When conversation turns to the Academy Awards, one of the first comments is invariably something like, "boy, there weren't that many good movies this year." The pickings are somewhat slim this season (we now live in a world where Jonah Hill will forever be referred to as "Academy Award nominee Jonah Hill"), but popular opinion always seems to lament that each year produces worse films than the one preceding it.

The Oscars distill the total effort of the year into the supposed "best" half-dozen or so pictures, and only once in a blue moon is there a populist favorite like "Lord of the Rings" or "Gladiator" that appeases both Academy voters and the movie-going public. Thus, we get Oscar fatigue and complain that their choices are either too inaccessible ("The Tree of Life") or too cloying ("War Horse," "Extremely Loud and Incredibly Close") and that our personal taste does not need validation.

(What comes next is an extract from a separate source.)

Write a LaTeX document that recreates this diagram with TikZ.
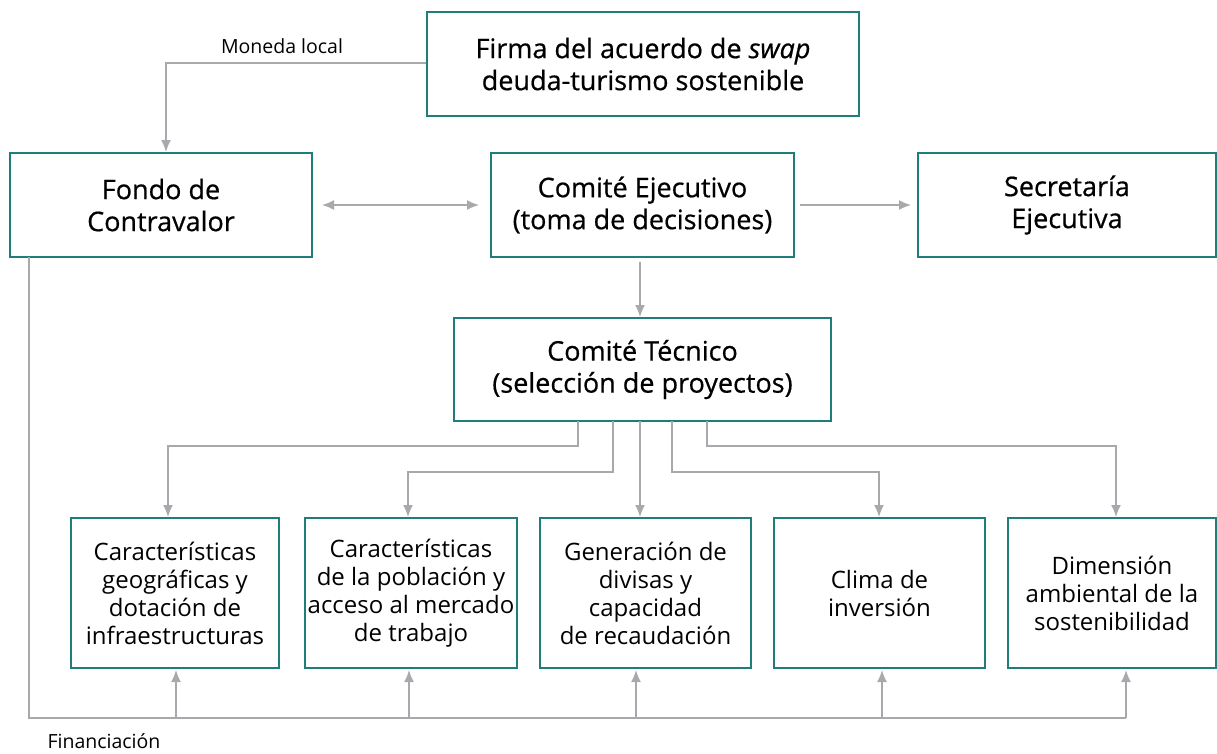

So why the opulent ceremony? The time from red carpet to the Best Picture award pushes four hours, most of which is filled with montages, inside jokes, and performances of every last original song nominee. And the entire thing only honors some of the most privileged members of our society.

Yet, the Academy Awards as an institution also serves a higher purpose in the continuation of film history.

In terms of public awareness, the cachet associated with winning a bronze statuette might only be trumped by a Nobel Prize, but the Oscars do more than award the filmmakers of each picture. The winners enter the accepted canon of "good movies" and everything else begins the slow fade into relative obscurity (just try naming the first five movies you can think of from the 1970s then see how many were winners versus how many were nominees).

For film consciousness as a whole, the Academy effectively picks which movies will be remembered and which will be forgotten. This is not to put the cart before the horse, as the winning films are usually of a caliber that would warrant merit regardless of accolades, but that Oscar seal of approval still carries a great deal of weight.

We need the grand public spectacle that is the Oscars (this is a Billy Crystal year, no less) to implant these decisions into the filmic consciousness. Earlier this week, L.A. Times released a demographic breakdown of the Oscar voters, comprised of the nearly 6,000 members of the Academy of Motion Picture Arts and Sciences: 94 percent are Caucasian, 77 percent are male, and 86 percent are over the age of 50, which seems to correspond with their often conservative picks. Yes, it is a little hegemonic that a small organization of insiders has a large hand in determining our cinematic heritage, but these people also made the movies in the first place.

If you choose to take part in the 84th iteration of this annual rite on Sunday evening, I encourage you to think back on the history that preceded it as well as the way the films honored will be remembered in the decades to come—and most importantly, who's dressed poorly on the red carpet.

The Bowdoin Film Society will host its annual Oscars party in Smith Auditorium, Sills Hall on Sunday at 8 p.m. Free food will be available and prizes will be awarded for correctly predicting the winners.